My choice of words was indeed poor - many thought I meant that General Clark was "an empty suit."  That notion is, as we all know, absurd.  Wes Clark is one of the the brightest, most creative, most accomplished and talented people in the entire world.
What I should have said is that because he was not a politician, with a long line of deal-making and compromising in his wake, General Clark began this campaign as a blank slate for voters - a slate they could use to fill in any way they saw fit.  
But once he joined the race and began to set out HIS views and HIS agenda, there were bound to be disappointed people, because even among Democrats there are profound differences in what voters want their presidential candidates to be.  He simply could not be all things to all people.
And he wouldn't want to try, because the bottom line is that Wes Clark is a leader.  Leaders make hard choices, and they stick by them.  Take one example: General Clark is a staunch defender of the right of dissent, but he simply cannot abide the burning of the American flag.  His position on flag burning annoyed some of his supporters - that isn't on the slate (or in the "vessel") that many Democrats want in their candidates.  A few of them abandoned our campaign.  But leaders stick to their guns, and that's what he did.  And I was proud to see him stand up for what he believes in.

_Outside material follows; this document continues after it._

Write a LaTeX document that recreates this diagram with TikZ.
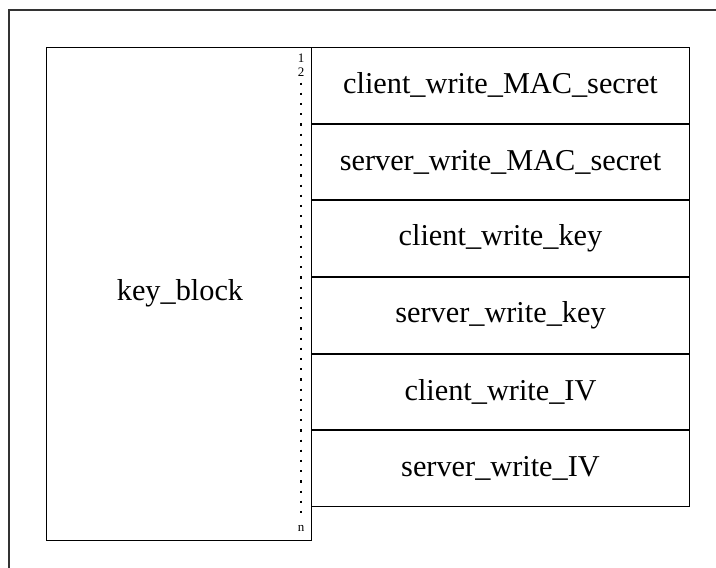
\documentclass[tikz,border=0pt]{standalone}
\usepackage{fontspec}
\setmainfont{Liberation Serif}
\begin{document}
\begin{tikzpicture}[x=1pt,y=-1pt,
  cell/.style={draw,line width=1pt,minimum width=378pt,minimum height=75.67pt,
    inner sep=0pt,font=\fontsize{30.3}{34}\selectfont,anchor=north west},
  tick/.style={font=\fontsize{13}{14}\selectfont,inner sep=0pt}]
\useasboundingbox (0,0) rectangle (716,568);
% outer frame
\draw[line width=1.5pt,black!80] (716,10) -- (9,10) -- (9,568);
% key block
\node[draw,line width=1pt,minimum width=265pt,minimum height=493pt,inner sep=0pt,
  anchor=north west] (kb) at (46,47) {};
\node[font=\fontsize{30.3}{34}\selectfont] (kbl) at (180,293) {key\_block};
% byte index marks
\node[tick] (i1) at (301,58) {1};
\node[tick] (i2) at (301,72) {2};
\node[tick] (in) at (301,528) {n};
\draw[line width=1.4pt,dash pattern=on 2.2pt off 8pt] ([yshift=-6pt]i2.south) -- ([yshift=4pt]in.north);
% derived keys
\node[cell] (r1) at (311,47) {client\_write\_MAC\_secret};
\node[cell] (r2) at (r1.south west) {server\_write\_MAC\_secret};
\node[cell] (r3) at (r2.south west) {client\_write\_key};
\node[cell] (r4) at (r3.south west) {server\_write\_key};
\node[cell] (r5) at (r4.south west) {client\_write\_IV};
\node[cell] (r6) at (r5.south west) {server\_write\_IV};
\end{tikzpicture}
\end{document}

In dozens of interviews over the last five months, it was my duty and my pleasure to stand up for this man, and that continued until my very last minutes in his service.  I plead guilty to a badly phrased metaphor.  But I would not - and I did not - intentionally slight, demean or distance myself from the person whom I have come to know, to respect and to believe, as sincerely today as I did when I began, that he should be President of the United States.